REMEDIES FOR OPPRESSION

[129]                          The guiding principle to redress acts of oppression is not to punish the wrongdoer but to restore the aggrieved party to his proper position before the acts were committed. There is wide latitude given to a trial judge, who must fashion a remedy that is just and equitable. This may very well depend on the ingenuity of the trial judge. (See Naneff v. ConCrete Holdings Ltd. (1993) 11 B.L.R. (2d) p. 218.)

(a)  Lack of Notice

[130]                          The lack of notice and lack of financial disclosure, in effect, keeping Bryan in the dark, are all subsumed in the remedies with respect to the sisters’ shares and excessive compensation. Nothing needs to be done about those acts of oppression.

 

(b)  The Sisters’ Shares

[131]                          The brothers paid $150,000 to the sisters for their shares. ($75,000 to Sharon; $75,000 to Sheila). Gordon testified that this was probably too much at the time, and a gamble. The gamble paid off.

[132]                          Had the Will of Agnes Reid Wonsch been adhered to, Bryan and the Trust should have participated in this purchase. His share of the payments would have been $37,500, or $18,750 payable to each sister. The brothers by their actions set the sale price, even though there was no shareholders’ agreement entered into as required by the Will.

[133]                          This transaction will be set aside as follows:

¼ of the shares purchased by the brothers should be sold to Bryan and the Trust in exchange for a payment by Bryan and the Trust to the brothers totaling $37,500.

As will be discussed in the next paragraph, this can be done either notionally or actually depending on the advice of the accountants.

(c)  Excessive Management Compensation

[134]                          The parties have asked that I only determine the actual excessive management compensation. They have specifically requested that the method of redress be left to the parties and their accountants who will decide whether it is better to purchase the shares of Bryan and the Trust or simply to declare dividends. This will depend on the tax implications of each.

[135]                          I have found the excessive management compensation to be $2,266,442.55. This amount will be notionally returned to the company, and Bryan and the Trust will be compensated for their share of the value of the company based on this amount being an asset and their respective shareholdings. Bryan’s and the Trust’s existing shareholdings, will be augmented by their share of Sharon and Sheila’s holdings as calculated in the previous heading. This is done to achieve parity [7] and concordance with the wishes of Agnes Reid Wonsch. Mrs. Wonsch wished that her children share equally in the growth of the company, and that if any of them wished to sell their shares, those shares should have been made available to all of the other siblings.

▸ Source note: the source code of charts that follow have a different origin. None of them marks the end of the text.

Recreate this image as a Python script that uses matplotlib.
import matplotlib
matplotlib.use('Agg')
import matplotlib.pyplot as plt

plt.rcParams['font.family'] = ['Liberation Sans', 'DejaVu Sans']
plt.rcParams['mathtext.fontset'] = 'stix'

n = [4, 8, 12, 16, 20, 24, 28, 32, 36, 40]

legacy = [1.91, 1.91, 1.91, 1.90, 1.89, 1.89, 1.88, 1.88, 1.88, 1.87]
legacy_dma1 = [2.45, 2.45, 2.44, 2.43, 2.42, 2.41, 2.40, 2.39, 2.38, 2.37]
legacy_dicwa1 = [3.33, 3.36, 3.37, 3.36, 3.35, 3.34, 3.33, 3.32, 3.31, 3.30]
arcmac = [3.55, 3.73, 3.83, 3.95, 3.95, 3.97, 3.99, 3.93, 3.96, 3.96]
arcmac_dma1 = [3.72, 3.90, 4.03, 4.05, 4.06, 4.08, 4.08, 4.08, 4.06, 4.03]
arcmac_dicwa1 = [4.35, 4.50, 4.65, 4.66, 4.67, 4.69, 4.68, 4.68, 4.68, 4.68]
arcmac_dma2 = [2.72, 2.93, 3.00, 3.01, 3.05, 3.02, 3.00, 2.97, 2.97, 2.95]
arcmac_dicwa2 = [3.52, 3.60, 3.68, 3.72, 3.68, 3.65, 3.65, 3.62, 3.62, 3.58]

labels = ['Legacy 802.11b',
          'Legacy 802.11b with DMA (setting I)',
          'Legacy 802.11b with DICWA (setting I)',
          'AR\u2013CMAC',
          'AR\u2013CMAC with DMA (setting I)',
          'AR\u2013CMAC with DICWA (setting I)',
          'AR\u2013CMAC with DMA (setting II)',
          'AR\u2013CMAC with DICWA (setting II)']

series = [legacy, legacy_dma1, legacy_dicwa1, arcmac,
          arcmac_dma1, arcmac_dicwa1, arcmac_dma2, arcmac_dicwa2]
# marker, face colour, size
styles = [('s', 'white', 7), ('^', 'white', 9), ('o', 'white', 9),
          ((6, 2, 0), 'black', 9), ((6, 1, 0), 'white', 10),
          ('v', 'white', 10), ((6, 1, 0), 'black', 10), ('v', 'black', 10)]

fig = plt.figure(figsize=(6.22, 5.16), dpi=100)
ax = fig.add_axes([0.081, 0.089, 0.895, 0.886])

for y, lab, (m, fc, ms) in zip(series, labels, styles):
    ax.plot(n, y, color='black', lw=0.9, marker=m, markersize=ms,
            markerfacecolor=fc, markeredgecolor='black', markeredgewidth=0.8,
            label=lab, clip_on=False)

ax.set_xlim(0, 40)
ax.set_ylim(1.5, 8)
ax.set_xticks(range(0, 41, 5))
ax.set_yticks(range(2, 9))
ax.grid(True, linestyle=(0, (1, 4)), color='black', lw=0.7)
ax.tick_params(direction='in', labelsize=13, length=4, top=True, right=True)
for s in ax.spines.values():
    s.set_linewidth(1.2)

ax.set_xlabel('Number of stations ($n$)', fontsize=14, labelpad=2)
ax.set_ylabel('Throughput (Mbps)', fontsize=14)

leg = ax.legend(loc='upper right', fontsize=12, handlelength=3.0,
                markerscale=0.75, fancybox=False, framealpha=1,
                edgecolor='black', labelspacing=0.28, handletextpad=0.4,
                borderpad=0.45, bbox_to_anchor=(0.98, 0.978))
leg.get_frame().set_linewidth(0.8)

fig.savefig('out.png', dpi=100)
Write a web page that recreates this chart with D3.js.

[136]                          The best way to compensate Bryan and the Trust will be left to the parties to resolve, either by the brothers purchasing the shares or some other method after consultation with the accountants. Consultation with the accountants is necessary to reduce the tax implications of any remedy.

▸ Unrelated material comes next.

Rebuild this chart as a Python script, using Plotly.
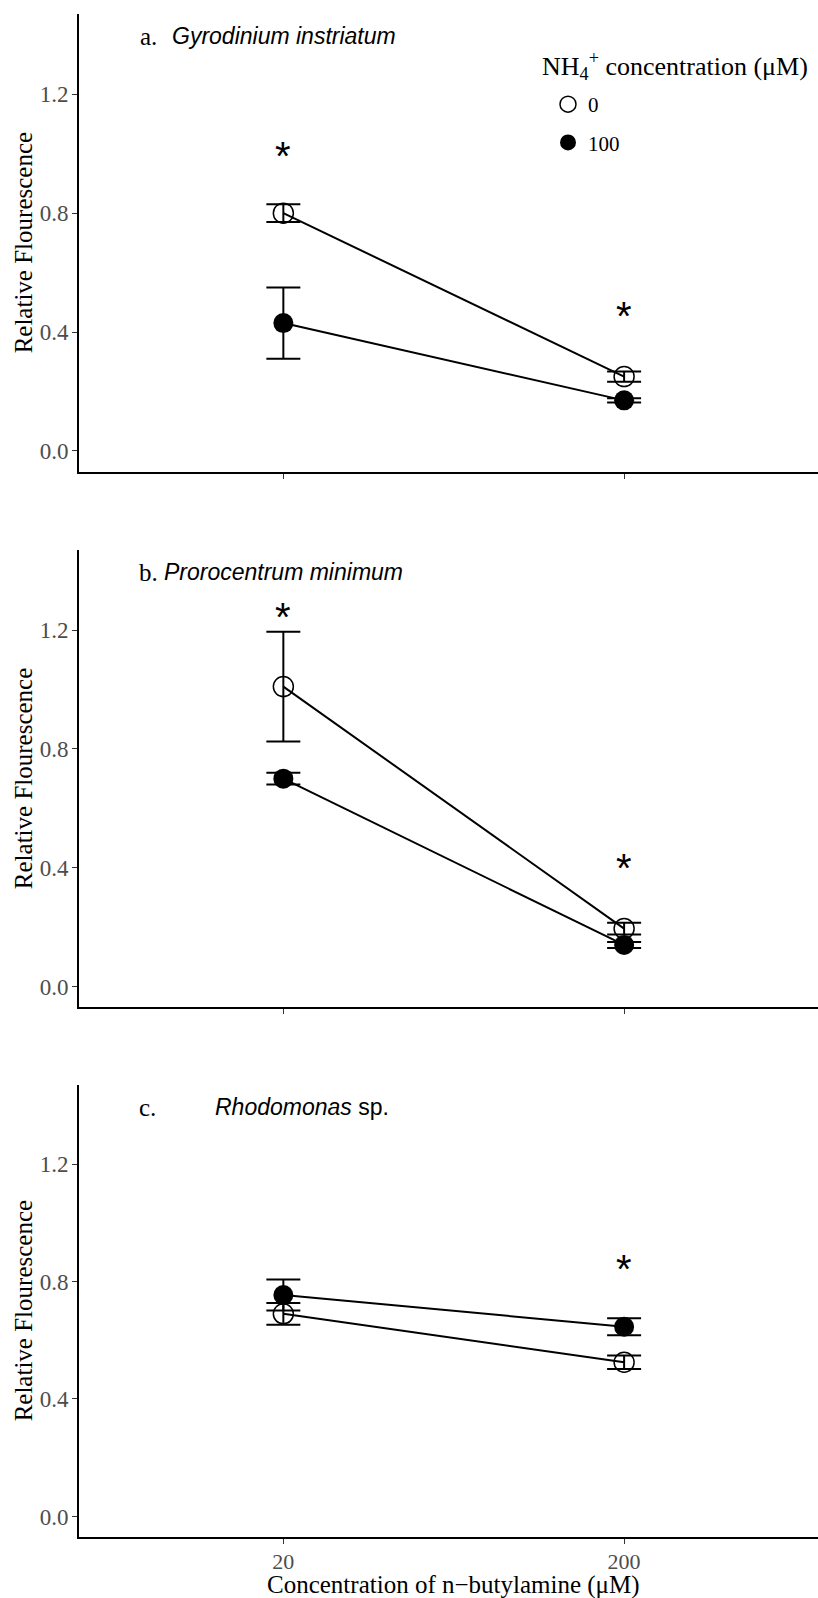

[137]                          I have not discussed interest on the amount of excessive management compensation. Interest was not addressed in argument by counsel. If the parties cannot agree on whether it is to be awarded or on what basis, further argument will be required. Hopefully this will be dealt with by the accountants as well.

 

COSTS

[138]                          The plaintiffs may address costs within 30 days by written submissions of no longer than 20 pages.

[139]                          The defendants will respond within 30 days, by written submissions no longer than 20 pages.

[140]                          The plaintiffs will then reply within 15 days of receipt of the defendants’ submissions.

[141]                          Order accordingly.